Será ese el detonante de un desenlace en el que todos los componentes de la familia McCain huyen de la localidad, siendo perseguidos con desesperación por Henry, hasta iniciarse una pelea que perderá el Sheriff –Alma le clava un gancho en un hombro-, y darse cuenta que la idea que tenía, el anhelo de abandonar aquel colectivo puritano y asfixiante, debe de admitir que quedará como una autentica utopía. El sheriff seguirá mirando los rostros casi deformados, alienados, encallecidos y cansados de ese vecindario que contempla todos los días.

Con ser muy interesante la historia que nos relata, lo mejor de I WALK THE LINE proviene de la intensa, asumida, sentida incluso, puesta en escena aplicada por un Frankenheimer que solo en momentos contados incurre en algunos de los efectismos visuales de la época, pero al mismo tiempo apuesta claramente por un clasicismo a la hora de filmar sus secuencias. Junto a ello es notable la utilización del formato panorámico y los planos / contraplanos adquieren generalmente en este película una sensación de dolorosa veracidad, un carácter confesional, y en todo momento definen el interés de su realizador a la hora de mostrar el cariño que le merecen, pese a todo, el conjunto de sus personajes.

En voz callada, Frankenheimer logra uno de sus más interesantes títulos de toda su carrera –ciertamente abundante en ellos pese a su irregularidad-, y para ello además cuanta con la inestimable prestación de un Gregory Peck que asume en su personaje la que quizá sea una de las mejores interpretaciones de toda su carrera. Las miradas en primer plano que expresan claramente la angustia del personaje, o la petición encima de la escalera a Alma; “vente conmigo” (la expresión de Peck en ese momento es memorable) son muestras perfecta de ello, como lo es ese desarrollo de un personaje con una mayor sensibilidad, pero que en el fondo tiene los mismos atavismos machistas que sus convecinos –en un momento determinado le dice a Alma: “no te pegaré”, pero posteriormente contradice su intención-. Por su parte Tuesday Weld se ofrece como el otro polo de atracción, y hay que señalar que aporta su carismática belleza y una sensibilidad muy especial, quizá como condición de partida al haber atraído al aparentemente rudo sheriff.

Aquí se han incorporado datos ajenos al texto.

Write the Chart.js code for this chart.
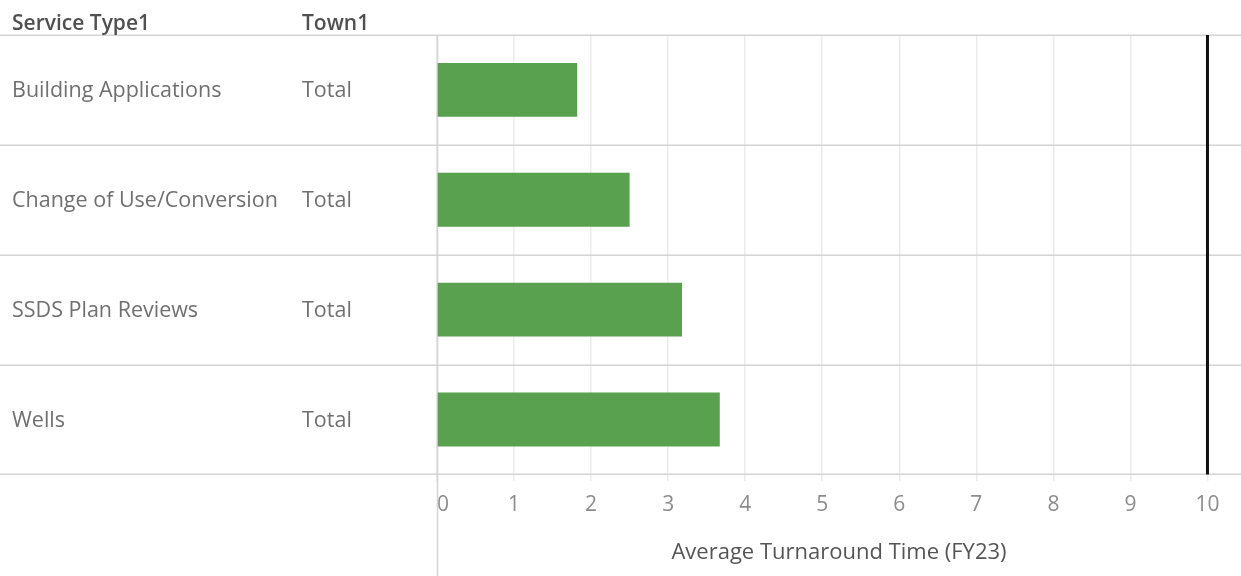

En cualquier caso, creo que I WALK THE LINE, punteada en todo momento con las canciones de Johnny Cash –es una pena que no se reflejaran subtítulos a las letras de dichas canciones-, queda como una película sincera, hecha con el corazón, de argumento sencillo y que define a partir de una historia de creación, elementos de una sociedad que vivía en la opulencia del progreso, pero que en lugares como este, están absolutamente al margen de la modernidad, y aún utilizan códigos de comportamiento tan lejanos a las tendencias más actuales pero difíciles de erradicar en unas sociedades rurales. Un marco en el que nuestro protagonista poco margen tenía para haber logrado triunfar en sus planes.